##### DATA

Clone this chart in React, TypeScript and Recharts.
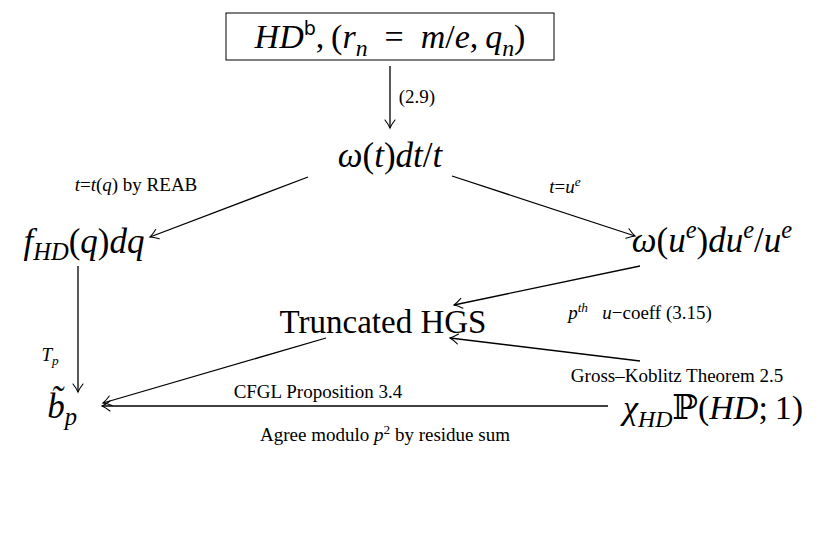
import React from 'react';
import { ScatterChart, Scatter, XAxis, YAxis, ReferenceLine } from 'recharts';

type Seg = { t: string; i?: boolean; v?: 'sub' | 'sup'; f?: string; k?: number };

// Diagram nodes (positions in diagram units)
const nodes = [
  { id: 'hd', x: 390, y: 37 },
  { id: 'omega', x: 390, y: 155 },
  { id: 'f', x: 84, y: 241 },
  { id: 'omegaU', x: 712, y: 240 },
  { id: 'hgs', x: 383, y: 322 },
  { id: 'b', x: 62, y: 406 },
  { id: 'chi', x: 713, y: 408 },
];

// Edge labels
const edgeLabels = [
  { id: 'e29', x: 417, y: 97 },
  { id: 'reab', x: 136, y: 185 },
  { id: 'tue', x: 565, y: 187 },
  { id: 'tp', x: 50, y: 355 },
  { id: 'pth', x: 640, y: 313 },
  { id: 'gk', x: 677, y: 376 },
  { id: 'cfgl', x: 318, y: 392 },
  { id: 'agree', x: 385, y: 435 },
];

// Arrows: from -> to
const arrows = [
  { from: { x: 390, y: 66 }, to: { x: 390, y: 128 } },
  { from: { x: 308, y: 177 }, to: { x: 150, y: 237 } },
  { from: { x: 452, y: 176 }, to: { x: 635, y: 236 } },
  { from: { x: 78, y: 266 }, to: { x: 78, y: 392 } },
  { from: { x: 640, y: 266 }, to: { x: 454, y: 305 } },
  { from: { x: 640, y: 361 }, to: { x: 450, y: 338 } },
  { from: { x: 326, y: 338 }, to: { x: 103, y: 403 } },
  { from: { x: 608, y: 406 }, to: { x: 102, y: 406 } },
];

const SANS = '"DejaVu Sans", sans-serif';

const texts: Record<string, Seg[]> = {
  hd: [
    { t: 'HD', i: true }, { t: 'b', v: 'sup', f: SANS, k: 0.8 }, { t: ',\u2009(' }, { t: 'r', i: true }, { t: 'n', i: true, v: 'sub' },
    { t: '\u2002=\u2002' }, { t: 'm', i: true }, { t: '/' }, { t: 'e', i: true }, { t: ',\u2009' }, { t: 'q', i: true },
    { t: 'n', i: true, v: 'sub' }, { t: ')' },
  ],
  omega: [{ t: 'ω', i: true }, { t: '(' }, { t: 't', i: true }, { t: ')' }, { t: 'dt', i: true }, { t: '/' }, { t: 't', i: true }],
  f: [{ t: 'f', i: true }, { t: 'HD', i: true, v: 'sub' }, { t: '(' }, { t: 'q', i: true }, { t: ')' }, { t: 'dq', i: true }],
  omegaU: [
    { t: 'ω', i: true }, { t: '(' }, { t: 'u', i: true }, { t: 'e', i: true, v: 'sup' }, { t: ')' }, { t: 'du', i: true },
    { t: 'e', i: true, v: 'sup' }, { t: '/' }, { t: 'u', i: true }, { t: 'e', i: true, v: 'sup' },
  ],
  hgs: [{ t: 'Truncated HGS' }],
  b: [{ t: 'b\u0303', i: true }, { t: 'p', i: true, v: 'sub' }],
  chi: [
    { t: 'χ', i: true }, { t: 'HD', i: true, v: 'sub' }, { t: 'ℙ', f: '"DejaVu Serif", serif' }, { t: '(' }, { t: 'HD', i: true }, { t: ';\u2009' }, { t: '1)' },
  ],
  e29: [{ t: '(2.9)' }],
  reab: [{ t: 't', i: true }, { t: '=' }, { t: 't', i: true }, { t: '(' }, { t: 'q', i: true }, { t: ') by REAB' }],
  tue: [{ t: 't', i: true }, { t: '=' }, { t: 'u', i: true }, { t: 'e', i: true, v: 'sup' }],
  tp: [{ t: 'T', i: true }, { t: 'p', i: true, v: 'sub' }],
  pth: [{ t: 'p', i: true }, { t: 'th', i: true, v: 'sup' }, { t: '   ' }, { t: 'u', i: true }, { t: '−coeff (3.15)' }],
  gk: [{ t: 'Gross–Koblitz Theorem 2.5' }],
  cfgl: [{ t: 'CFGL Proposition 3.4' }],
  agree: [{ t: 'Agree modulo ' }, { t: 'p', i: true }, { t: '2', v: 'sup' }, { t: ' by residue sum' }],
};

const nodeSize: Record<string, number> = { hd: 34, omega: 35, f: 35, omegaU: 35, hgs: 33, b: 35, chi: 34 };

const FONT = '"Liberation Serif", "DejaVu Serif", serif';

function MathText({ x, y, segs, size }: { x: number; y: number; segs: Seg[]; size: number }) {
  let cur = 0;
  return (
    <text x={x} y={y + size * 0.33} textAnchor="middle" fontFamily={FONT} fill="#000" style={{ whiteSpace: 'pre' }}>
      {segs.map((s, k) => {
        const target = s.v === 'sub' ? size * 0.22 : s.v === 'sup' ? -size * 0.38 : 0;
        const dy = target - cur;
        cur = target;
        const fs = (s.v ? size * 0.7 : size) * (s.k ?? 1);
        return (
          <tspan key={k} dy={dy} fontSize={fs} fontStyle={s.i ? 'italic' : 'normal'} fontFamily={s.f}>
            {s.t}
          </tspan>
        );
      })}
    </text>
  );
}

const NodeShape = (props: any) => {
  const { cx, cy, payload } = props;
  const segs = texts[payload.id];
  return (
    <g>
      {payload.id === 'hd' && (
        <rect x={cx - 164} y={cy - 24} width={328} height={47} fill="none" stroke="#000" strokeWidth={1} />
      )}
      <MathText x={cx} y={cy} segs={segs} size={nodeSize[payload.id]} />
    </g>
  );
};

const LabelShape = (props: any) => {
  const { cx, cy, payload } = props;
  return <MathText x={cx} y={cy} segs={texts[payload.id]} size={19} />;
};

const ArrowShape = (props: any) => {
  const { x1, y1, x2, y2 } = props;
  const len = Math.hypot(x2 - x1, y2 - y1) || 1;
  const dx = (x2 - x1) / len;
  const dy = (y2 - y1) / len;
  const nx = -dy;
  const ny = dx;
  const b1x = x2 - 8 * dx + 5 * nx, b1y = y2 - 8 * dy + 5 * ny;
  const b2x = x2 - 8 * dx - 5 * nx, b2y = y2 - 8 * dy - 5 * ny;
  const c1x = x2 - 3 * dx + 1.2 * nx, c1y = y2 - 3 * dy + 1.2 * ny;
  const c2x = x2 - 3 * dx - 1.2 * nx, c2y = y2 - 3 * dy - 1.2 * ny;
  return (
    <g>
      <line x1={x1} y1={y1} x2={x2} y2={y2} stroke="#000" strokeWidth={1.3} />
      <path
        d={`M${b1x},${b1y} Q${c1x},${c1y} ${x2},${y2} Q${c2x},${c2y} ${b2x},${b2y}`}
        fill="none"
        stroke="#000"
        strokeWidth={1.1}
        strokeLinecap="round"
      />
    </g>
  );
};

export default function App() {
  return (
    <div style={{ position: 'absolute', left: 0, top: 0, width: 819, height: 534, background: '#fff' }}>
      <ScatterChart width={819} height={534} margin={{ top: 0, right: 0, bottom: 0, left: 0 }}>
        <XAxis type="number" dataKey="x" domain={[0, 819]} hide allowDataOverflow />
        <YAxis type="number" dataKey="y" domain={[0, 534]} reversed hide allowDataOverflow />
        {arrows.map((a, k) => (
          <ReferenceLine key={k} segment={[a.from, a.to]} shape={ArrowShape} ifOverflow="visible" />
        ))}
        <Scatter data={nodes} shape={NodeShape} isAnimationActive={false} />
        <Scatter data={edgeLabels} shape={LabelShape} isAnimationActive={false} />
      </ScatterChart>
    </div>
  );
}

##########

### WORK TO COMPLETE
Restate the whole of the material word for word without the pictures.

### WRITTEN SOLUTION
Clone this chart in React, TypeScript and Recharts.
import React from 'react';
import { ScatterChart, Scatter, XAxis, YAxis, ReferenceLine } from 'recharts';

type Seg = { t: string; i?: boolean; v?: 'sub' | 'sup'; f?: string; k?: number };

// Diagram nodes (positions in diagram units)
const nodes = [
  { id: 'hd', x: 390, y: 37 },
  { id: 'omega', x: 390, y: 155 },
  { id: 'f', x: 84, y: 241 },
  { id: 'omegaU', x: 712, y: 240 },
  { id: 'hgs', x: 383, y: 322 },
  { id: 'b', x: 62, y: 406 },
  { id: 'chi', x: 713, y: 408 },
];

// Edge labels
const edgeLabels = [
  { id: 'e29', x: 417, y: 97 },
  { id: 'reab', x: 136, y: 185 },
  { id: 'tue', x: 565, y: 187 },
  { id: 'tp', x: 50, y: 355 },
  { id: 'pth', x: 640, y: 313 },
  { id: 'gk', x: 677, y: 376 },
  { id: 'cfgl', x: 318, y: 392 },
  { id: 'agree', x: 385, y: 435 },
];

// Arrows: from -> to
const arrows = [
  { from: { x: 390, y: 66 }, to: { x: 390, y: 128 } },
  { from: { x: 308, y: 177 }, to: { x: 150, y: 237 } },
  { from: { x: 452, y: 176 }, to: { x: 635, y: 236 } },
  { from: { x: 78, y: 266 }, to: { x: 78, y: 392 } },
  { from: { x: 640, y: 266 }, to: { x: 454, y: 305 } },
  { from: { x: 640, y: 361 }, to: { x: 450, y: 338 } },
  { from: { x: 326, y: 338 }, to: { x: 103, y: 403 } },
  { from: { x: 608, y: 406 }, to: { x: 102, y: 406 } },
];

const SANS = '"DejaVu Sans", sans-serif';

const texts: Record<string, Seg[]> = {
  hd: [
    { t: 'HD', i: true }, { t: 'b', v: 'sup', f: SANS, k: 0.8 }, { t: ',\u2009(' }, { t: 'r', i: true }, { t: 'n', i: true, v: 'sub' },
    { t: '\u2002=\u2002' }, { t: 'm', i: true }, { t: '/' }, { t: 'e', i: true }, { t: ',\u2009' }, { t: 'q', i: true },
    { t: 'n', i: true, v: 'sub' }, { t: ')' },
  ],
  omega: [{ t: 'ω', i: true }, { t: '(' }, { t: 't', i: true }, { t: ')' }, { t: 'dt', i: true }, { t: '/' }, { t: 't', i: true }],
  f: [{ t: 'f', i: true }, { t: 'HD', i: true, v: 'sub' }, { t: '(' }, { t: 'q', i: true }, { t: ')' }, { t: 'dq', i: true }],
  omegaU: [
    { t: 'ω', i: true }, { t: '(' }, { t: 'u', i: true }, { t: 'e', i: true, v: 'sup' }, { t: ')' }, { t: 'du', i: true },
    { t: 'e', i: true, v: 'sup' }, { t: '/' }, { t: 'u', i: true }, { t: 'e', i: true, v: 'sup' },
  ],
  hgs: [{ t: 'Truncated HGS' }],
  b: [{ t: 'b\u0303', i: true }, { t: 'p', i: true, v: 'sub' }],
  chi: [
    { t: 'χ', i: true }, { t: 'HD', i: true, v: 'sub' }, { t: 'ℙ', f: '"DejaVu Serif", serif' }, { t: '(' }, { t: 'HD', i: true }, { t: ';\u2009' }, { t: '1)' },
  ],
  e29: [{ t: '(2.9)' }],
  reab: [{ t: 't', i: true }, { t: '=' }, { t: 't', i: true }, { t: '(' }, { t: 'q', i: true }, { t: ') by REAB' }],
  tue: [{ t: 't', i: true }, { t: '=' }, { t: 'u', i: true }, { t: 'e', i: true, v: 'sup' }],
  tp: [{ t: 'T', i: true }, { t: 'p', i: true, v: 'sub' }],
  pth: [{ t: 'p', i: true }, { t: 'th', i: true, v: 'sup' }, { t: '   ' }, { t: 'u', i: true }, { t: '−coeff (3.15)' }],
  gk: [{ t: 'Gross–Koblitz Theorem 2.5' }],
  cfgl: [{ t: 'CFGL Proposition 3.4' }],
  agree: [{ t: 'Agree modulo ' }, { t: 'p', i: true }, { t: '2', v: 'sup' }, { t: ' by residue sum' }],
};

const nodeSize: Record<string, number> = { hd: 34, omega: 35, f: 35, omegaU: 35, hgs: 33, b: 35, chi: 34 };

const FONT = '"Liberation Serif", "DejaVu Serif", serif';

function MathText({ x, y, segs, size }: { x: number; y: number; segs: Seg[]; size: number }) {
  let cur = 0;
  return (
    <text x={x} y={y + size * 0.33} textAnchor="middle" fontFamily={FONT} fill="#000" style={{ whiteSpace: 'pre' }}>
      {segs.map((s, k) => {
        const target = s.v === 'sub' ? size * 0.22 : s.v === 'sup' ? -size * 0.38 : 0;
        const dy = target - cur;
        cur = target;
        const fs = (s.v ? size * 0.7 : size) * (s.k ?? 1);
        return (
          <tspan key={k} dy={dy} fontSize={fs} fontStyle={s.i ? 'italic' : 'normal'} fontFamily={s.f}>
            {s.t}
          </tspan>
        );
      })}
    </text>
  );
}

const NodeShape = (props: any) => {
  const { cx, cy, payload } = props;
  const segs = texts[payload.id];
  return (
    <g>
      {payload.id === 'hd' && (
        <rect x={cx - 164} y={cy - 24} width={328} height={47} fill="none" stroke="#000" strokeWidth={1} />
      )}
      <MathText x={cx} y={cy} segs={segs} size={nodeSize[payload.id]} />
    </g>
  );
};

const LabelShape = (props: any) => {
  const { cx, cy, payload } = props;
  return <MathText x={cx} y={cy} segs={texts[payload.id]} size={19} />;
};

const ArrowShape = (props: any) => {
  const { x1, y1, x2, y2 } = props;
  const len = Math.hypot(x2 - x1, y2 - y1) || 1;
  const dx = (x2 - x1) / len;
  const dy = (y2 - y1) / len;
  const nx = -dy;
  const ny = dx;
  const b1x = x2 - 8 * dx + 5 * nx, b1y = y2 - 8 * dy + 5 * ny;
  const b2x = x2 - 8 * dx - 5 * nx, b2y = y2 - 8 * dy - 5 * ny;
  const c1x = x2 - 3 * dx + 1.2 * nx, c1y = y2 - 3 * dy + 1.2 * ny;
  const c2x = x2 - 3 * dx - 1.2 * nx, c2y = y2 - 3 * dy - 1.2 * ny;
  return (
    <g>
      <line x1={x1} y1={y1} x2={x2} y2={y2} stroke="#000" strokeWidth={1.3} />
      <path
        d={`M${b1x},${b1y} Q${c1x},${c1y} ${x2},${y2} Q${c2x},${c2y} ${b2x},${b2y}`}
        fill="none"
        stroke="#000"
        strokeWidth={1.1}
        strokeLinecap="round"
      />
    </g>
  );
};

export default function App() {
  return (
    <div style={{ position: 'absolute', left: 0, top: 0, width: 819, height: 534, background: '#fff' }}>
      <ScatterChart width={819} height={534} margin={{ top: 0, right: 0, bottom: 0, left: 0 }}>
        <XAxis type="number" dataKey="x" domain={[0, 819]} hide allowDataOverflow />
        <YAxis type="number" dataKey="y" domain={[0, 534]} reversed hide allowDataOverflow />
        {arrows.map((a, k) => (
          <ReferenceLine key={k} segment={[a.from, a.to]} shape={ArrowShape} ifOverflow="visible" />
        ))}
        <Scatter data={nodes} shape={NodeShape} isAnimationActive={false} />
        <Scatter data={edgeLabels} shape={LabelShape} isAnimationActive={false} />
      </ScatterChart>
    </div>
  );
}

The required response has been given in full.